Third, the real marginal productivity of capital follows a square-root process with stochastic drift. The state variables affecting the drift follow square-root processes with correlated Brownian motions. This setup can capture differential effects of the state variables on the marginal productivity of capital. Under certain parameter configurations, the state variables can independently affect either the instantaneous return on capital or its local variance. This allows us to model separately the uncertainty (unexpected innovations) in the marginal productivity of capital and the volatility of expected innovations in the marginal productivity of capital. We show the importance of this feature to generating a state-dependent market price of risk.

We begin by fully characterizing the stochastic equilibrium of the model. We then estimate the structural parameters using U.S. Treasury bond data and study a number of economic implications. We address several questions. First, can a classical monetary business cycle model generate an affine term structure with a price of risk sufficiently flexible to address Duffee's critique? We show a model that generates an endogenous equilibrium market price of risk that is not a constant multiple of the interest rate volatility. The price of risk is state-dependent and can explain the conditional volatility of interest rates better than a traditional CIR model.
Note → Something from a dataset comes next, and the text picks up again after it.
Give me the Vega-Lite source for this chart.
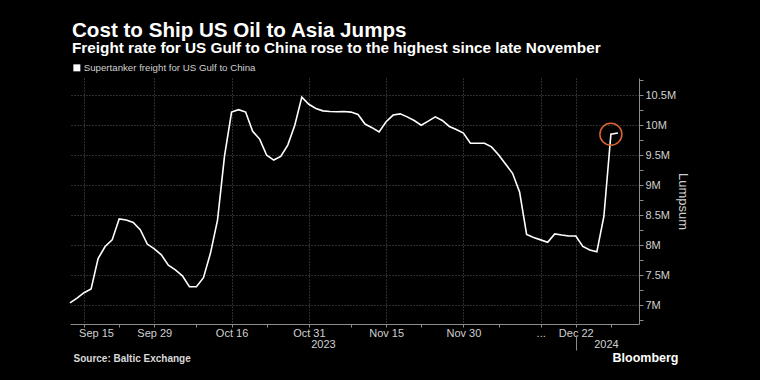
{
  "$schema": "https://vega.github.io/schema/vega-lite/v6.json",
  "width": 569,
  "height": 246,
  "autosize": {"type": "none"},
  "padding": {"left": 70, "top": 78, "right": 121, "bottom": 56},
  "background": "#000000",
  "config": {"view": {"stroke": null}, "font": "Liberation Sans"},
  "title": {
    "text": "Cost to Ship US Oil to Asia Jumps",
    "subtitle": "Freight rate for US Gulf to China rose to the highest since late November",
    "anchor": "start", "frame": "group", "dx": 2, "offset": 6.5,
    "font": "Liberation Sans", "fontSize": 20.6, "fontWeight": "bold", "color": "#ffffff",
    "subtitleFont": "Liberation Sans", "subtitleFontSize": 15.3, "subtitleFontWeight": "bold", "subtitleColor": "#ffffff", "subtitlePadding": 0
  },
  "data": {"values": [
    {"date": "2023-09-13", "value": 7040000},
    {"date": "2023-09-14", "value": 7120000},
    {"date": "2023-09-15", "value": 7210000},
    {"date": "2023-09-18", "value": 7270000},
    {"date": "2023-09-19", "value": 7780000},
    {"date": "2023-09-20", "value": 7980000},
    {"date": "2023-09-21", "value": 8090000},
    {"date": "2023-09-22", "value": 8440000},
    {"date": "2023-09-25", "value": 8420000},
    {"date": "2023-09-26", "value": 8380000},
    {"date": "2023-09-27", "value": 8260000},
    {"date": "2023-09-28", "value": 8020000},
    {"date": "2023-09-29", "value": 7940000},
    {"date": "2023-10-02", "value": 7840000},
    {"date": "2023-10-03", "value": 7670000},
    {"date": "2023-10-04", "value": 7590000},
    {"date": "2023-10-05", "value": 7490000},
    {"date": "2023-10-06", "value": 7310000},
    {"date": "2023-10-09", "value": 7310000},
    {"date": "2023-10-10", "value": 7460000},
    {"date": "2023-10-11", "value": 7870000},
    {"date": "2023-10-12", "value": 8420000},
    {"date": "2023-10-13", "value": 9490000},
    {"date": "2023-10-16", "value": 10220000},
    {"date": "2023-10-17", "value": 10260000},
    {"date": "2023-10-18", "value": 10220000},
    {"date": "2023-10-19", "value": 9900000},
    {"date": "2023-10-20", "value": 9770000},
    {"date": "2023-10-23", "value": 9500000},
    {"date": "2023-10-24", "value": 9420000},
    {"date": "2023-10-25", "value": 9480000},
    {"date": "2023-10-26", "value": 9670000},
    {"date": "2023-10-27", "value": 10000000},
    {"date": "2023-10-30", "value": 10470000},
    {"date": "2023-10-31", "value": 10350000},
    {"date": "2023-11-01", "value": 10280000},
    {"date": "2023-11-02", "value": 10240000},
    {"date": "2023-11-03", "value": 10230000},
    {"date": "2023-11-06", "value": 10225000},
    {"date": "2023-11-07", "value": 10230000},
    {"date": "2023-11-08", "value": 10220000},
    {"date": "2023-11-09", "value": 10180000},
    {"date": "2023-11-10", "value": 10020000},
    {"date": "2023-11-13", "value": 9960000},
    {"date": "2023-11-14", "value": 9890000},
    {"date": "2023-11-15", "value": 10060000},
    {"date": "2023-11-16", "value": 10170000},
    {"date": "2023-11-17", "value": 10190000},
    {"date": "2023-11-20", "value": 10140000},
    {"date": "2023-11-21", "value": 10080000},
    {"date": "2023-11-22", "value": 10000000},
    {"date": "2023-11-23", "value": 10070000},
    {"date": "2023-11-24", "value": 10140000},
    {"date": "2023-11-27", "value": 10080000},
    {"date": "2023-11-28", "value": 9980000},
    {"date": "2023-11-29", "value": 9930000},
    {"date": "2023-11-30", "value": 9870000},
    {"date": "2023-12-01", "value": 9700000},
    {"date": "2023-12-04", "value": 9700000},
    {"date": "2023-12-05", "value": 9700000},
    {"date": "2023-12-06", "value": 9640000},
    {"date": "2023-12-07", "value": 9510000},
    {"date": "2023-12-08", "value": 9355000},
    {"date": "2023-12-11", "value": 9200000},
    {"date": "2023-12-12", "value": 8890000},
    {"date": "2023-12-13", "value": 8180000},
    {"date": "2023-12-14", "value": 8130000},
    {"date": "2023-12-15", "value": 8090000},
    {"date": "2023-12-18", "value": 8050000},
    {"date": "2023-12-19", "value": 8190000},
    {"date": "2023-12-20", "value": 8170000},
    {"date": "2023-12-21", "value": 8155000},
    {"date": "2023-12-22", "value": 8155000},
    {"date": "2023-12-27", "value": 7980000},
    {"date": "2023-12-28", "value": 7920000},
    {"date": "2023-12-29", "value": 7890000},
    {"date": "2024-01-02", "value": 8480000},
    {"date": "2024-01-03", "value": 9850000},
    {"date": "2024-01-04", "value": 9870000}
  ]},
  "layer": [
    {
      "mark": {"type": "line", "color": "#ffffff", "strokeWidth": 1.6},
      "encoding": {
        "x": {
          "field": "date", "type": "ordinal",
          "scale": {
            "type": "point", "padding": 0, "align": 0,
            "domain": ["2023-09-13", "2023-09-14", "2023-09-15", "2023-09-18", "2023-09-19", "2023-09-20", "2023-09-21", "2023-09-22", "2023-09-25", "2023-09-26", "2023-09-27", "2023-09-28", "2023-09-29", "2023-10-02", "2023-10-03", "2023-10-04", "2023-10-05", "2023-10-06", "2023-10-09", "2023-10-10", "2023-10-11", "2023-10-12", "2023-10-13", "2023-10-16", "2023-10-17", "2023-10-18", "2023-10-19", "2023-10-20", "2023-10-23", "2023-10-24", "2023-10-25", "2023-10-26", "2023-10-27", "2023-10-30", "2023-10-31", "2023-11-01", "2023-11-02", "2023-11-03", "2023-11-06", "2023-11-07", "2023-11-08", "2023-11-09", "2023-11-10", "2023-11-13", "2023-11-14", "2023-11-15", "2023-11-16", "2023-11-17", "2023-11-20", "2023-11-21", "2023-11-22", "2023-11-23", "2023-11-24", "2023-11-27", "2023-11-28", "2023-11-29", "2023-11-30", "2023-12-01", "2023-12-04", "2023-12-05", "2023-12-06", "2023-12-07", "2023-12-08", "2023-12-11", "2023-12-12", "2023-12-13", "2023-12-14", "2023-12-15", "2023-12-18", "2023-12-19", "2023-12-20", "2023-12-21", "2023-12-22", "2023-12-27", "2023-12-28", "2023-12-29", "2024-01-02", "2024-01-03", "2024-01-04", "2024-01-05", "2024-01-08", "2024-01-09"]
          },
          "axis": {
            "orient": "bottom",
            "values": ["2023-09-15", "2023-09-22", "2023-09-29", "2023-10-09", "2023-10-16", "2023-10-23", "2023-10-31", "2023-11-08", "2023-11-15", "2023-11-22", "2023-11-30", "2023-12-07", "2023-12-15", "2023-12-22", "2024-01-03"],
            "labelExpr": "datum.value === '2023-12-15' ? '...' : (indexof(['2023-09-15','2023-09-29','2023-10-16','2023-10-31','2023-11-15','2023-11-30','2023-12-22'], datum.value) >= 0 ? utcFormat(toDate(datum.value), '%b %d') : '')",
            "labelAngle": 0, "labelFontSize": 11, "labelColor": "#d0d0d0", "labelPadding": 0, "labelOverlap": false,
            "labelOffset": {"condition": {"test": "datum.value === '2023-09-15'", "value": 12}, "value": 0},
            "ticks": true, "tickSize": 3, "tickColor": "#8c8c8c",
            "domain": true, "domainColor": "#8c8c8c",
            "grid": true, "gridColor": "#5a5a5a", "gridDash": [1, 2],
            "gridOpacity": {"condition": {"test": "indexof(['2023-09-15','2023-09-29','2023-10-16','2023-10-31','2023-11-15','2023-11-30','2023-12-15','2023-12-22'], datum.value) >= 0", "value": 1}, "value": 0},
            "title": "Source: Baltic Exchange", "titleFontSize": 10, "titleFontWeight": "bold", "titleColor": "#d9d9d9",
            "titleAlign": "left", "titleBaseline": "middle", "titleX": 3, "titleY": 34
          }
        },
        "y": {
          "field": "value", "type": "quantitative",
          "scale": {"domain": [6688000, 10788000], "nice": false, "zero": false},
          "axis": {
            "orient": "right", "tickCount": 100,
            "values": [6750000, 7000000, 7250000, 7500000, 7750000, 8000000, 8250000, 8500000, 8750000, 9000000, 9250000, 9500000, 9750000, 10000000, 10250000, 10500000, 10750000],
            "labelExpr": "indexof([7000000, 7500000, 8000000, 8500000, 9000000, 9500000, 10000000, 10500000], datum.value) >= 0 ? (datum.value / 1000000) + 'M' : ''",
            "labelFontSize": 11, "labelColor": "#d0d0d0", "labelPadding": 2, "labelOverlap": false,
            "tickSize": 4, "tickColor": "#8c8c8c",
            "domain": true, "domainColor": "#8c8c8c",
            "grid": true, "gridColor": "#5a5a5a", "gridDash": [1, 2],
            "gridOpacity": {"condition": {"test": "indexof([7000000, 7500000, 8000000, 8500000, 9000000, 9500000, 10000000, 10500000], datum.value) >= 0", "value": 1}, "value": 0},
            "title": "Lumpsum", "titleFontSize": 13, "titleFontWeight": "normal", "titleColor": "#d0d0d0", "titlePadding": 0
          }
        },
        "color": {
          "datum": "Supertanker freight for US Gulf to China",
          "scale": {"range": ["#ffffff"]},
          "legend": {
            "orient": "none", "legendX": 2, "legendY": -15, "title": null, "padding": 0,
            "symbolType": "square", "symbolSize": 49, "symbolFillColor": "#ffffff", "symbolStrokeColor": "#ffffff", "symbolStrokeWidth": 0,
            "labelFontSize": 9.7, "labelColor": "#d0d0d0", "labelOffset": 2, "labelLimit": 400
          }
        }
      }
    },
    {
      "transform": [{"filter": "datum.date === '2024-01-03'"}],
      "mark": {"type": "point", "shape": "circle", "filled": false, "stroke": "#dc6430", "strokeWidth": 1.5, "size": 484, "opacity": 1},
      "encoding": {
        "x": {
          "field": "date", "type": "ordinal",
          "axis": {
            "orient": "bottom", "offset": 11,
            "values": ["2023-11-02", "2023-12-22", "2024-01-02"],
            "labelExpr": "datum.value === '2023-11-02' ? '2023' : (datum.value === '2024-01-02' ? '2024' : '')",
            "labelAngle": 0, "labelFontSize": 11, "labelColor": "#d0d0d0", "labelPadding": -12, "labelOverlap": false,
            "labelOffset": {"condition": {"test": "datum.value === '2024-01-02'", "value": 2}, "value": 0},
            "domain": false, "grid": false,
            "ticks": true, "tickSize": 15, "tickColor": "#8c8c8c",
            "tickOpacity": {"condition": {"test": "datum.value === '2023-12-22'", "value": 1}, "value": 0},
            "title": "Bloomberg", "titleFontSize": 12.5, "titleFontWeight": "bold", "titleColor": "#ffffff",
            "titleAlign": "left", "titleBaseline": "middle", "titleX": 542, "titleY": 22
          }
        },
        "y": {"field": "value", "type": "quantitative"}
      }
    }
  ],
  "resolve": {"axis": {"x": "independent"}}
}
Second, what is the size of the U.S. inflation risk premium? We find that over the last 40 years, the average one-month inflation risk premium has been 15 basis points. However, the average ten-year inflation risk premium has been 70 basis points. The term structure of the inflation risk premium is sharply upward sloping, with the long-term inflation risk premium about four times larger than the short-term premium. The size of the long-term inflation risk premium is a large component of the yield spread between nominal and real bonds. Moreover, the inflation risk premium shows time variation over the business cycle, from 20 to 140 basis points.

Third, can a structural model explain the size of the deviation from the expectations hypothesis (EH) of interest rates? What structural reasons drive such deviations? Our monetary model generates a highly time-varying forward risk premium. The extent of time-variation is sufficient to reject the EH. We analytically solve for the model-implied Campbell-Shiller (1991) regression coefficients. We find that they are not statistically different from those obtained by Campbell and Shiller using empirical data. We then decompose the total risk premium into two components. The first is generated by monetary shocks and the second by real shocks. We find that the monetary factor accounts for 43% of the time variation of the risk premium.
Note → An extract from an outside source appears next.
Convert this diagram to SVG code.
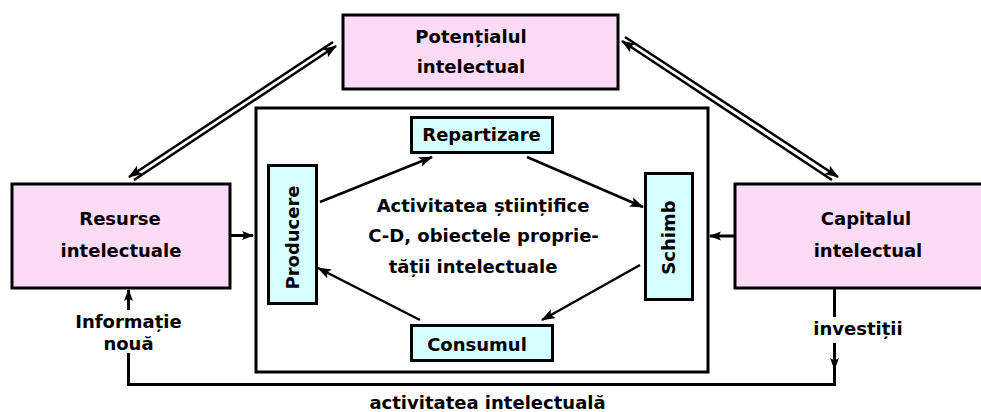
<svg xmlns="http://www.w3.org/2000/svg" width="981" height="412" viewBox="0 0 981 412">
<style>
.pink{fill:#FDDBF6;stroke:#000;stroke-width:3}
.cyan{fill:#D6FFFF;stroke:#000;stroke-width:3}
.frame{fill:none;stroke:#000;stroke-width:3}
.t{font-family:"DejaVu Sans",Verdana,sans-serif;font-weight:bold;font-size:18px;fill:#000;text-anchor:middle}
.c{fill:none;stroke:#000}
.w2{stroke-width:2.5}
.w3{stroke-width:3}
</style>
<defs>
<marker id="ah" markerUnits="userSpaceOnUse" markerWidth="14" markerHeight="10" refX="13" refY="5" orient="auto">
<path d="M0,0 L14,5 L0,10 L3,5 Z" fill="#000"/>
</marker>
<marker id="ahs" markerUnits="userSpaceOnUse" markerWidth="12" markerHeight="10" refX="11" refY="5" orient="auto">
<path d="M0,0.5 L12,5 L0,9.5 L2.5,5 Z" fill="#000"/>
</marker>
</defs>

<g id="frame">
<rect class="frame" x="256" y="108" width="452" height="264"/>
</g>

<g id="potential">
<rect class="pink" x="343" y="15" width="275" height="74"/>
<text class="t" x="471" y="43">Potențialul</text>
<text class="t" x="471" y="73">intelectual</text>
</g>

<g id="resurse">
<rect class="pink" x="12" y="184" width="218" height="104"/>
<text class="t" x="120" y="225">Resurse</text>
<text class="t" x="121" y="257">intelectuale</text>
</g>

<g id="capitalul">
<rect class="pink" x="735" y="184" width="252" height="104"/>
<text class="t" x="866" y="225">Capitalul</text>
<text class="t" x="868" y="257">intelectual</text>
</g>

<g id="producere">
<rect class="cyan" x="268.5" y="165.5" width="48" height="138"/>
<text class="t" transform="translate(299,237.5) rotate(-90)" x="0" y="0">Producere</text>
</g>

<g id="repartizare">
<rect class="cyan" x="411.5" y="117.5" width="141" height="35"/>
<text class="t" x="481.5" y="141">Repartizare</text>
</g>

<g id="schimb">
<rect class="cyan" x="645.5" y="173.5" width="47" height="126"/>
<text class="t" transform="translate(675,237.5) rotate(-90)" x="0" y="0">Schimb</text>
</g>

<g id="consumul">
<rect class="cyan" x="411.5" y="325.5" width="141" height="35"/>
<text class="t" x="477" y="351">Consumul</text>
</g>

<g id="center-text">
<text class="t" x="483" y="212">Activitatea științifice</text>
<text class="t" x="483.5" y="242">C-D, obiectele proprie-</text>
<text class="t" x="473" y="273">tății intelectuale</text>
</g>

<g id="connectors">
<line class="c w2" x1="320" y1="202" x2="432" y2="157" marker-end="url(#ah)"/>
<line class="c w2" x1="527" y1="157" x2="643" y2="207" marker-end="url(#ah)"/>
<line class="c w2" x1="640" y1="265" x2="542" y2="320" marker-end="url(#ah)"/>
<line class="c w2" x1="420" y1="320" x2="318" y2="268" marker-end="url(#ah)"/>
<line class="c w2" x1="333" y1="42" x2="129" y2="177" marker-end="url(#ah)"/>
<line class="c w2" x1="134" y1="180" x2="336" y2="46" marker-end="url(#ah)"/>
<line class="c w2" x1="625" y1="37" x2="838" y2="177" marker-end="url(#ah)"/>
<line class="c w2" x1="832" y1="180" x2="622" y2="41" marker-end="url(#ah)"/>
<line class="c w3" x1="230" y1="235.5" x2="253" y2="235.5" marker-end="url(#ahs)"/>
<line class="c w3" x1="735" y1="236" x2="710" y2="236" marker-end="url(#ahs)"/>
<line class="c w3" x1="834.5" y1="288" x2="834.5" y2="317"/>
<polyline class="c w3" points="834.5,343 834.5,384.5 128.5,384.5 128.5,353"/>
<line class="c w3" x1="834.5" y1="343" x2="834.5" y2="369" marker-end="url(#ahs)"/>
<line class="c w3" x1="128.5" y1="310" x2="128.5" y2="290" marker-end="url(#ahs)"/>
</g>

<g id="labels">
<text class="t" x="128.5" y="328">Informație</text>
<text class="t" x="128.5" y="350">nouă</text>
<text class="t" x="858" y="335">investiții</text>
<text class="t" x="487.5" y="409">activitatea intelectuală</text>
</g>
</svg>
This paper draws on contributions from several streams of literature. In addition to the reduced-form affine term structure literature, discussed earlier, our asset pricing model is closely related to monetary versions of real business cycle models.⁴ As such, our model inherits many of their advantages and disadvantages. For instance, in the absence of frictions, time-separable real business cycle models find it difficult to replicate output growth persistence (Cooley and Hansen, 1995) and the equity premium. For this reason, classical real business cycle models have been generalized to incorporate nominal rigidities, more realistic financial intermediation mechanisms, and nonseparable preferences. Blanchard and Kiyotaki (1987) study a static economy with both wage and price stickiness. Chari et al. (1996) consider a more general real business cycle model with price stickiness. Erceg (1997), Erceg et al. (2000), and Huang and Liu (1999) analyze the effects of exogenous monetary policy shocks in a model with wage contracts à la Taylor. Christiano et al. (2001) consider a model with staggered wage contracts and variable capital utilization. They show that these nominal rigidities can account for observed inertia in inflation and persistence in output. Although they do not derive explicit implications for the inflation risk premium, it is reasonable to expect that these nominal rigidities would increase the inflation risk premium, implied by models with no frictions, by distorting the optimal allocation of capital and increasing the persistence of monetary and technological shocks.
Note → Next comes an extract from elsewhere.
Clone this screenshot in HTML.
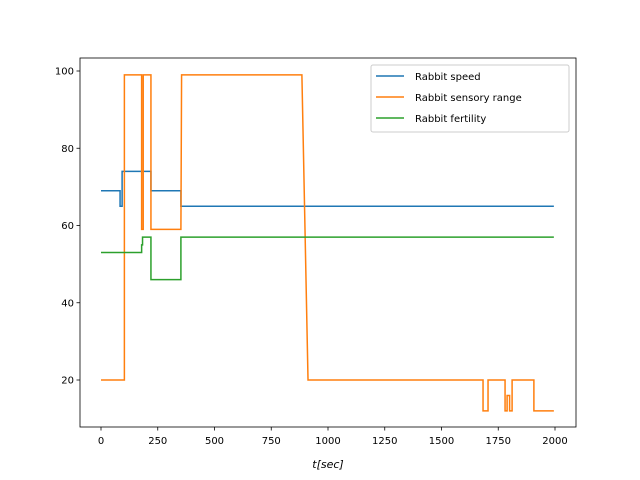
<!DOCTYPE html>
<html><head><meta charset="utf-8"><style>body{margin:0;background:#fff}svg{display:block;font-family:"DejaVu Sans","Liberation Sans",sans-serif}</style></head>
<body>
<svg width="640" height="480" id="c"></svg>
<script>
const xTicks=[0,250,500,750,1000,1250,1500,1750,2000];
const yTicks=[20,40,60,80,100];
const speedT=[0,84,84,93,93,220,220,352,352,1995];
const speedV=[69,69,65,65,74,74,69,69,65,65];
const rangeT=[0,103,103,179,179,186,186,220,220,352,355,885,912,1683,1683,1705,1705,1780,1780,1789,1789,1800,1800,1811,1811,1907,1907,1995];
const rangeV=[20,20,99,99,59,59,99,99,59,59,99,99,20,20,12,12,20,20,12,12,16,16,12,12,20,20,12,12];
const fertT=[0,179,179,183,183,220,220,352,352,1995];
const fertV=[53,53,55,55,57,57,46,46,57,57];
const seriesNames=["Rabbit speed","Rabbit sensory range","Rabbit fertility"];
const colors=["#1f77b4","#ff7f0e","#2ca02c"];
const L=80,R=576,T=58,B=427;
const X=t=>101+t*0.227;
const Y=v=>380-(v-20)*3.8625;
const svg=document.getElementById('c');const NS="http://www.w3.org/2000/svg";
function el(tag,attrs,parent){const e=document.createElementNS(NS,tag);for(const k in attrs)e.setAttribute(k,attrs[k]);(parent||svg).appendChild(e);return e;}
const series=[[speedT,speedV],[rangeT,rangeV],[fertT,fertV]];
series.forEach((s,i)=>{
  const p=el('polyline',{points:s[0].map((t,j)=>X(t)+','+Y(s[1][j])).join(' '),fill:'none',stroke:colors[i],'stroke-width':1.5});
  
  
});
const frame=el('rect',{x:L,y:T,width:R-L,height:B-T,fill:'none',stroke:'#000','stroke-width':0.8});


xTicks.forEach(t=>{
  el('line',{x1:X(t),x2:X(t),y1:B,y2:B+3.5,stroke:'#000','stroke-width':0.8});
  const tx=el('text',{x:X(t),y:B+17,'font-size':10,'text-anchor':'middle'});tx.textContent=t;
  
  
});
yTicks.forEach(v=>{
  el('line',{x1:L-3.5,x2:L,y1:Y(v),y2:Y(v),stroke:'#000','stroke-width':0.8});
  const tx=el('text',{x:L-6,y:Y(v)+3.5,'font-size':10,'text-anchor':'end'});tx.textContent=v;
  
  
});
const xl=el('text',{x:328,y:468,'font-size':11,'text-anchor':'middle','font-style':'italic'});xl.textContent='t[sec]';


const lg=el('g',{});


el('rect',{x:371,y:65,width:198,height:67,rx:2,fill:'#fff','fill-opacity':0.8,stroke:'#ccc'},lg);
seriesNames.forEach((n,i)=>{
  const y=76+i*21;
  el('line',{x1:376,x2:404,y1:y,y2:y,stroke:colors[i],'stroke-width':1.5},lg);
  const tx=el('text',{x:415,y:y+4,'font-size':10},lg);tx.textContent=n;
  
  
});
</script>
</body></html>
Cooley and Nam, 1998, Dai and Singleton, 2000 study a different monetary channel. They incorporate a debt-contracting problem with costly verification into a standard real business cycle model with limited participation. Financial intermediaries are initially uninformed and must pay a price to obtain information. This feature affects loan intermediation and amplifies the response of capital to the money supply shock.⁵

Our work is also related to Bakshi and Chen (1996), who study a monetary economy in which positive monetary holdings are supported in equilibrium. They derive closed-form solutions for the nominal term structure of interest rates in a model that abstracts from tax distortions. The main differences in our model are: (a) the monetary policy is endogenous (the nominal money supply is allowed to change in response to deviations from monetary and real targets); (b) we introduce taxes in the model and allow for an imperfect indexation mechanism to nominal shocks; and (c) we let the investment opportunity set be affected by inflation innovations so that there exists a (time-varying) risk premium on the inflation rate. The equilibrium process of the general price level is affected by both supply and demand factors. Our results are also related to Evans (1998), who uses data on U.K. index-linked bonds to estimate the real term structure and the risk premium, and to Pennacchi (1991), who studies a generalized Vasiček economy with constant volatility in which the time series for the expected inflation is obtained from survey data as opposed to being estimated. An important advantage of our model is to allow the risk premia to be time varying.⁶ Other related papers include Longstaff and Schwartz (1992), Marshall, 1992, Masulis and DeAngelo, 1980, the two-factor Cox et al. (1985b) model, Constantinides (1992), and Duffie and Kan (1996). However, none of these papers explicitly account for the risk premium on the inflation rate.

The paper is organized as follows. Section 2 sets up the model and characterizes the equilibrium nominal and real term structures of interest rates. Section 3 describes empirical testable restrictions and the econometric method. Section 4 describes the dataset. Section 5 summarizes the results of estimating and testing the structural model. Section 6 illustrates the properties of the inflation risk premium. Section 7 explores the extent to which the model can explain deviations from the expectations hypothesis. Section 8 discusses the implications of the model in terms of conditional second moments. Section 9 studies the tradeoff between fitting asset prices and other macroeconomic variables. Section 10 concludes.